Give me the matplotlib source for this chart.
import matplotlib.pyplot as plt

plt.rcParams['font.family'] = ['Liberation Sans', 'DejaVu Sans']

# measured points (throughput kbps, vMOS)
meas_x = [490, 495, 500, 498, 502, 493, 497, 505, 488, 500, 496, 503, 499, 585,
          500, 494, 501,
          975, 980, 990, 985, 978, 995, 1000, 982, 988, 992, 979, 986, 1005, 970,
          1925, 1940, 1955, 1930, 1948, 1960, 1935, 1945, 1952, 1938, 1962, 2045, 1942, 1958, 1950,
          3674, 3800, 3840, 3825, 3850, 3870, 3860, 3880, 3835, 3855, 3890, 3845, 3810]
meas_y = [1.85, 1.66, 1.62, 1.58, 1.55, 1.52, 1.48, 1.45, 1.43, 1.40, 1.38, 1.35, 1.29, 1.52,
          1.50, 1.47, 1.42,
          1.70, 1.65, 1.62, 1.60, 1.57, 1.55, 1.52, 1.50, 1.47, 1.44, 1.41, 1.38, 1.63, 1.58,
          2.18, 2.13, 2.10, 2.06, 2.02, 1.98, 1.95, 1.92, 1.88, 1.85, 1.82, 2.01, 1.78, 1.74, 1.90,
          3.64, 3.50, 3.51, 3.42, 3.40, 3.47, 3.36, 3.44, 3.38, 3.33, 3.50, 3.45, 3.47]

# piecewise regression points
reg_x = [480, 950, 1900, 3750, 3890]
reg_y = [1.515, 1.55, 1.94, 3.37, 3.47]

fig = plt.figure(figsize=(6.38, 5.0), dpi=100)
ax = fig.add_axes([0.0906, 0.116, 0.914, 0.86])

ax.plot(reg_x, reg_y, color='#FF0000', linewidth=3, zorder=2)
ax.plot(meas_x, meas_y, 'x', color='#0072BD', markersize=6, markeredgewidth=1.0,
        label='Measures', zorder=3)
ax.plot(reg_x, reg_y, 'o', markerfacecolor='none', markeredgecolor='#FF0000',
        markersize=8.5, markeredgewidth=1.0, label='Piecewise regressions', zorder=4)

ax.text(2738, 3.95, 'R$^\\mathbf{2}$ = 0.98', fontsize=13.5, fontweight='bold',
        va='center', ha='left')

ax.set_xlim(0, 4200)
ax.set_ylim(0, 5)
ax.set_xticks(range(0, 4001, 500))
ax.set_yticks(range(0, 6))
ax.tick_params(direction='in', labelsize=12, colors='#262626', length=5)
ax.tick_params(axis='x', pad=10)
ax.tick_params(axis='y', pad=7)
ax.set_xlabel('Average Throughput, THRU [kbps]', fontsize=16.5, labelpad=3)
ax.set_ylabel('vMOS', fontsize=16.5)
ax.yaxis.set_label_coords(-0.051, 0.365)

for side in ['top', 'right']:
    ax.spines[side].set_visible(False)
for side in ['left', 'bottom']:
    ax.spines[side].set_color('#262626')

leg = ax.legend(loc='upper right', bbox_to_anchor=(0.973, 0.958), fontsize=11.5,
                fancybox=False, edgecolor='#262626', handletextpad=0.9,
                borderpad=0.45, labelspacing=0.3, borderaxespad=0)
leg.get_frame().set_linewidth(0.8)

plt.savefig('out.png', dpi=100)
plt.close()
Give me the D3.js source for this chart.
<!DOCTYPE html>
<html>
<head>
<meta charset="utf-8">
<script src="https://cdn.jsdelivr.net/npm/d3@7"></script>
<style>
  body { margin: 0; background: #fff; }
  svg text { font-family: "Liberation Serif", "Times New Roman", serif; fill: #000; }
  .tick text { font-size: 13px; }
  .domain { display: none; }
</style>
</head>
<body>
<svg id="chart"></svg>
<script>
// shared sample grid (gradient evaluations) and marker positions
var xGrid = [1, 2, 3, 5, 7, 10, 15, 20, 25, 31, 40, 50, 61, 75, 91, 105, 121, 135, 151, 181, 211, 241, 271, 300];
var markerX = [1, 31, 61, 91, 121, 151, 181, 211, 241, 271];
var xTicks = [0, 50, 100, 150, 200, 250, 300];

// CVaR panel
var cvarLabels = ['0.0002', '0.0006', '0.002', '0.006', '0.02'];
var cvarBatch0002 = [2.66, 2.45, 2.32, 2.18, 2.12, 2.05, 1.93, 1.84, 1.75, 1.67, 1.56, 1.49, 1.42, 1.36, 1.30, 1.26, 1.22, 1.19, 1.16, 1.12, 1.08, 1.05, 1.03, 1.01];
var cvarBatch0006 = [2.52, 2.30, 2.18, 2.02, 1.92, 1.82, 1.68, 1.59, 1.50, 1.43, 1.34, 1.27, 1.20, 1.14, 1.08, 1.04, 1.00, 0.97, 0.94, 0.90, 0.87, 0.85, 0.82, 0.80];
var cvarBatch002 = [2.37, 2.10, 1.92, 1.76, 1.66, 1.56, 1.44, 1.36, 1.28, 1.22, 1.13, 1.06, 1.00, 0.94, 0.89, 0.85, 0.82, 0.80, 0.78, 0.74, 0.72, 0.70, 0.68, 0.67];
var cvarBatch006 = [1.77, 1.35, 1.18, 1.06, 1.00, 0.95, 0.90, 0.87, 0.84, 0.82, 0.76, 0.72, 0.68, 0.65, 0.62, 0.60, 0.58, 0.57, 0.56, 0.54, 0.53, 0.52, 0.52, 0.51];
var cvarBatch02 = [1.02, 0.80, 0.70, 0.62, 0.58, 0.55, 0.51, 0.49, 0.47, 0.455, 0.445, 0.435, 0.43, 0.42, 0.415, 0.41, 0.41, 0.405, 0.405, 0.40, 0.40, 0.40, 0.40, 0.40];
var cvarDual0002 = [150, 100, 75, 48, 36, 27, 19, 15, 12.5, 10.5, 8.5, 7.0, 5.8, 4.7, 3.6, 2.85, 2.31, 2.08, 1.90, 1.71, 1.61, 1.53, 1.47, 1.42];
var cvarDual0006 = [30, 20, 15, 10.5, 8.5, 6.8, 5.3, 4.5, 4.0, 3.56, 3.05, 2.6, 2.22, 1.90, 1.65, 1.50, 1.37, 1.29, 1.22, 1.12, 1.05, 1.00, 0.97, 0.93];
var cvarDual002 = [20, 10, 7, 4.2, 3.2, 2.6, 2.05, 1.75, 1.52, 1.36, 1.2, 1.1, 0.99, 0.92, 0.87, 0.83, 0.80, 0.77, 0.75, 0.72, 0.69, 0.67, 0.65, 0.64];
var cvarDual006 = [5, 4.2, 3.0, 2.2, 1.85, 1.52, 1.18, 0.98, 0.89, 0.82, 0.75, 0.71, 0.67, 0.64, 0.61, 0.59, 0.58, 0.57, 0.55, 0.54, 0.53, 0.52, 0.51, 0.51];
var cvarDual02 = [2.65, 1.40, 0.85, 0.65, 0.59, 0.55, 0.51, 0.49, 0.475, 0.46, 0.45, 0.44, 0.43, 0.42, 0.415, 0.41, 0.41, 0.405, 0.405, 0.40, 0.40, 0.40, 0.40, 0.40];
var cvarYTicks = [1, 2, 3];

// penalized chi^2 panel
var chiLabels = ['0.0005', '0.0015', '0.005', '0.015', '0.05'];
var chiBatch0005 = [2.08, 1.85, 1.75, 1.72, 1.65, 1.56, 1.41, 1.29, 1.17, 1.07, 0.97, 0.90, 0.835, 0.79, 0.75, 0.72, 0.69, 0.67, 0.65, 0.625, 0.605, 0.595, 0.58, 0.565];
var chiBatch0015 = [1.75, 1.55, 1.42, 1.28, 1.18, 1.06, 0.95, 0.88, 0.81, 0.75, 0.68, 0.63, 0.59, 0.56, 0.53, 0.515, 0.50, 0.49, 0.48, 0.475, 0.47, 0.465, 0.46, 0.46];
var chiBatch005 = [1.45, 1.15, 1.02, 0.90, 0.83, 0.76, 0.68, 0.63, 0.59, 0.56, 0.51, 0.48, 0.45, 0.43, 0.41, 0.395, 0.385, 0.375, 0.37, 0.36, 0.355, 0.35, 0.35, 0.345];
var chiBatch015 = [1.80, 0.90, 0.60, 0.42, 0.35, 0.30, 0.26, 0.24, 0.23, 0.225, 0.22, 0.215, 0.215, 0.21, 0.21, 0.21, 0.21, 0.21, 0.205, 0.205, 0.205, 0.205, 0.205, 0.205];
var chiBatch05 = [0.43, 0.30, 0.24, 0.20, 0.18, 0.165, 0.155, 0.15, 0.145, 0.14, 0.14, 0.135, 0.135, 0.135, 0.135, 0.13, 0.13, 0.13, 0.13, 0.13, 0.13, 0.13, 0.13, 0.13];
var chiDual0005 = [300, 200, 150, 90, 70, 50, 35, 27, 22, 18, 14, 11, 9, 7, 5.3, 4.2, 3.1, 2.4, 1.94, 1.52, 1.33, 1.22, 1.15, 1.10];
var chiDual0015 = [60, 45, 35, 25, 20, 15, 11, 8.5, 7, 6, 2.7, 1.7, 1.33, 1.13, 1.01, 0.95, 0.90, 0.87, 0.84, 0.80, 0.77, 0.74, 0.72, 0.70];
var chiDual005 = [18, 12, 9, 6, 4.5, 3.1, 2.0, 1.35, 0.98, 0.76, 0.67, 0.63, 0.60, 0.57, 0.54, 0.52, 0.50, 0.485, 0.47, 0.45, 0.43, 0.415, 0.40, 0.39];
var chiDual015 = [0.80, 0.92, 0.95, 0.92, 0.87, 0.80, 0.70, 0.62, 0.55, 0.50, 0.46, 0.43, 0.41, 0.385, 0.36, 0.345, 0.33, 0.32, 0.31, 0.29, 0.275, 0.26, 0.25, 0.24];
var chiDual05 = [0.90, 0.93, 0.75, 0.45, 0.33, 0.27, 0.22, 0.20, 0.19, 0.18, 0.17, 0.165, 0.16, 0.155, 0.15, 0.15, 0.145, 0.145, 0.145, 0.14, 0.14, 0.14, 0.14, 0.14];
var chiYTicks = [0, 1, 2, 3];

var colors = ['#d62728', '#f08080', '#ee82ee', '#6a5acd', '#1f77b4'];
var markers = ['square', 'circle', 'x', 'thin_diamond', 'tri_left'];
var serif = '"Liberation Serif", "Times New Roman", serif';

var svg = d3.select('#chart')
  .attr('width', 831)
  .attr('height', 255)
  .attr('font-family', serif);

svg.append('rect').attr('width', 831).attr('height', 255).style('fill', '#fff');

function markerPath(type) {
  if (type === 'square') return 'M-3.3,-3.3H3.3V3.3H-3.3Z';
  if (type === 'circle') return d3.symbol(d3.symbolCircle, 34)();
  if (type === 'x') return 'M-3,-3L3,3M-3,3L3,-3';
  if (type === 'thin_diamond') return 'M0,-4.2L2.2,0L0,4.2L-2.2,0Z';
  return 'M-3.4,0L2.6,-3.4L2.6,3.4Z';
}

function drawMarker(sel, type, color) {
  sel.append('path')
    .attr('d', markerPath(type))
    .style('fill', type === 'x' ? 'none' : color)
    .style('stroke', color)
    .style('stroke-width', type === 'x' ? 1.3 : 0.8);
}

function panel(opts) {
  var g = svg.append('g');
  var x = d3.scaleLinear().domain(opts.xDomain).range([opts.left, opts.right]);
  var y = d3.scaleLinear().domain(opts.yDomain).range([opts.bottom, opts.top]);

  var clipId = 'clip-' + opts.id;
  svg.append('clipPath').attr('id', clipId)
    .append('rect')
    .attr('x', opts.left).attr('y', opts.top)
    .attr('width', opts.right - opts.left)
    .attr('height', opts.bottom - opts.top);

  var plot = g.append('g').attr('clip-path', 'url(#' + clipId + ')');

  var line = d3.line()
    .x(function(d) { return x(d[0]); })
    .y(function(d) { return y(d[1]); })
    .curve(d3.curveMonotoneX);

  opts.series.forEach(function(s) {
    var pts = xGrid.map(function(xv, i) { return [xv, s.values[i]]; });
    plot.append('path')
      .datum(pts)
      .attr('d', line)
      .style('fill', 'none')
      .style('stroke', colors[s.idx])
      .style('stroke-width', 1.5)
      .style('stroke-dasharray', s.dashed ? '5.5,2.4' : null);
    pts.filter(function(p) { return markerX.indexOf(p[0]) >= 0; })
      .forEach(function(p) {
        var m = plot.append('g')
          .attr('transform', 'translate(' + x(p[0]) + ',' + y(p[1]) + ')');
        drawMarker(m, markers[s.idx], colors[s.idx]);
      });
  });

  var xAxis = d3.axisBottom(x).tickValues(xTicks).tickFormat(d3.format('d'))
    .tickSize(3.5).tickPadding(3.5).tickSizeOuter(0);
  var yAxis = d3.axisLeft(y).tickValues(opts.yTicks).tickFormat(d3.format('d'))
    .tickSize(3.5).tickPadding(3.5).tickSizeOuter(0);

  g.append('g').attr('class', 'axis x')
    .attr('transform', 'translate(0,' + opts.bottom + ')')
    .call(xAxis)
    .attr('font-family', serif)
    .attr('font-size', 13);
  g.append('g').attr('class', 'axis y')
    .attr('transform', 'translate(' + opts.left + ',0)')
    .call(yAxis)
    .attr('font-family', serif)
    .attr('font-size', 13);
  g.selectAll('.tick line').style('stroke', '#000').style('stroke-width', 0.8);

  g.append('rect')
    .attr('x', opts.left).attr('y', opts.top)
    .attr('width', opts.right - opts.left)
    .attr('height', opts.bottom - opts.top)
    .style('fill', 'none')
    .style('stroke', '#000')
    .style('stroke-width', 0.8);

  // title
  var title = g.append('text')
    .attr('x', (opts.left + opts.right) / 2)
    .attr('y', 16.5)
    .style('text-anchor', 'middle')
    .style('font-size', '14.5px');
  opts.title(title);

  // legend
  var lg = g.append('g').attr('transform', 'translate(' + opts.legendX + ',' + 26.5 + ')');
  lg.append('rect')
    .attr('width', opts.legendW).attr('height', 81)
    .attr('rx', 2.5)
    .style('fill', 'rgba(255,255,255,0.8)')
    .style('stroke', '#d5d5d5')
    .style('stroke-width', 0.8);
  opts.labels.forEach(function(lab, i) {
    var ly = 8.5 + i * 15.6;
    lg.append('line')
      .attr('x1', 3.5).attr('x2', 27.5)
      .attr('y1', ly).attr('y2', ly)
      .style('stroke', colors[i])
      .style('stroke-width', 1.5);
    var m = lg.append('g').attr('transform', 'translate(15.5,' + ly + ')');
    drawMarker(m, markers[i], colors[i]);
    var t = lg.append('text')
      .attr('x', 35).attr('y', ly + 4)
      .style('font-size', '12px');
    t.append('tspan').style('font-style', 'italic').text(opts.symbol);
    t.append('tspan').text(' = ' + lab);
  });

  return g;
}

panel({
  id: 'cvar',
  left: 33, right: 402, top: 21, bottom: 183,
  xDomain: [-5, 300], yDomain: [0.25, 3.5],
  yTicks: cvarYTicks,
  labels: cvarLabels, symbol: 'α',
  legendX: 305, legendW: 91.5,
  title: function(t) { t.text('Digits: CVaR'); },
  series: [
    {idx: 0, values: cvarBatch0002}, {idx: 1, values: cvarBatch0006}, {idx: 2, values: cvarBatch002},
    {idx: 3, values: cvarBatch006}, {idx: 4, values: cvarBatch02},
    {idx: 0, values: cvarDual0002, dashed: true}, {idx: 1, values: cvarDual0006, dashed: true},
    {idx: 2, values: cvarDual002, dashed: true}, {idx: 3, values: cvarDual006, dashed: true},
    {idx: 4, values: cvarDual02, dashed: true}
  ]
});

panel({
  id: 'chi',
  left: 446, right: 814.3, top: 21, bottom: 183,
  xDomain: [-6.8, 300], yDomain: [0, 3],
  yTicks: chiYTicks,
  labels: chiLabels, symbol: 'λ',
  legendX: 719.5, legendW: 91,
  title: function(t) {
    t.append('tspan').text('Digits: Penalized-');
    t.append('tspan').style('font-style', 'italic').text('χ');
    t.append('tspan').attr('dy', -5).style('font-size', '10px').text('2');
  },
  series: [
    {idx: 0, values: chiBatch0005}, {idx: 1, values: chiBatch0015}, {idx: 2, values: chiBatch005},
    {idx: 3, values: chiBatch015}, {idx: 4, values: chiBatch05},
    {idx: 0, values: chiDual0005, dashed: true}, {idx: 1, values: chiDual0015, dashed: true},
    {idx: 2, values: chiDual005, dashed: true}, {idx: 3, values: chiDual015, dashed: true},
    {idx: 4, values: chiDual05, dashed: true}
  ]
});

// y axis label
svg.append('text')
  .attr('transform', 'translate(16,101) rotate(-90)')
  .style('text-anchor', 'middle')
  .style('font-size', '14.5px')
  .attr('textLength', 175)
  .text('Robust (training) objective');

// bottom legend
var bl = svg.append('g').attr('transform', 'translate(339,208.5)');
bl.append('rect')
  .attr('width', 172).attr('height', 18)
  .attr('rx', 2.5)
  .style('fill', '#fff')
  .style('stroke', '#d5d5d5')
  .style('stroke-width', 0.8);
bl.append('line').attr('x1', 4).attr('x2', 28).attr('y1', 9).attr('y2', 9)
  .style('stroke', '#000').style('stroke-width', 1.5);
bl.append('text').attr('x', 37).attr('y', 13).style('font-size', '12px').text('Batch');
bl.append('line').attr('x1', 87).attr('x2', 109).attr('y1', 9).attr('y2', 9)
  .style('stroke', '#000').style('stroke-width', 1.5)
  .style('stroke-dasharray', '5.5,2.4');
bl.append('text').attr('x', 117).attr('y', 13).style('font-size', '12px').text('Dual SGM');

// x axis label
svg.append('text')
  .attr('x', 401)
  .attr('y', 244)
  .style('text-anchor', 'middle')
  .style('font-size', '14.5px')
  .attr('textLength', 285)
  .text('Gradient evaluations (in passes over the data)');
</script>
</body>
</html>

....

Problem requirements: Only the lines from the beginning of the material to the line containing "ax = fig.add_axes([0.0906, 0.116, 0.914, 0.86])" should be echoed, verbatim and in full.

Solution below:
Give me the matplotlib source for this chart.
import matplotlib.pyplot as plt

plt.rcParams['font.family'] = ['Liberation Sans', 'DejaVu Sans']

# measured points (throughput kbps, vMOS)
meas_x = [490, 495, 500, 498, 502, 493, 497, 505, 488, 500, 496, 503, 499, 585,
          500, 494, 501,
          975, 980, 990, 985, 978, 995, 1000, 982, 988, 992, 979, 986, 1005, 970,
          1925, 1940, 1955, 1930, 1948, 1960, 1935, 1945, 1952, 1938, 1962, 2045, 1942, 1958, 1950,
          3674, 3800, 3840, 3825, 3850, 3870, 3860, 3880, 3835, 3855, 3890, 3845, 3810]
meas_y = [1.85, 1.66, 1.62, 1.58, 1.55, 1.52, 1.48, 1.45, 1.43, 1.40, 1.38, 1.35, 1.29, 1.52,
          1.50, 1.47, 1.42,
          1.70, 1.65, 1.62, 1.60, 1.57, 1.55, 1.52, 1.50, 1.47, 1.44, 1.41, 1.38, 1.63, 1.58,
          2.18, 2.13, 2.10, 2.06, 2.02, 1.98, 1.95, 1.92, 1.88, 1.85, 1.82, 2.01, 1.78, 1.74, 1.90,
          3.64, 3.50, 3.51, 3.42, 3.40, 3.47, 3.36, 3.44, 3.38, 3.33, 3.50, 3.45, 3.47]

# piecewise regression points
reg_x = [480, 950, 1900, 3750, 3890]
reg_y = [1.515, 1.55, 1.94, 3.37, 3.47]

fig = plt.figure(figsize=(6.38, 5.0), dpi=100)
ax = fig.add_axes([0.0906, 0.116, 0.914, 0.86])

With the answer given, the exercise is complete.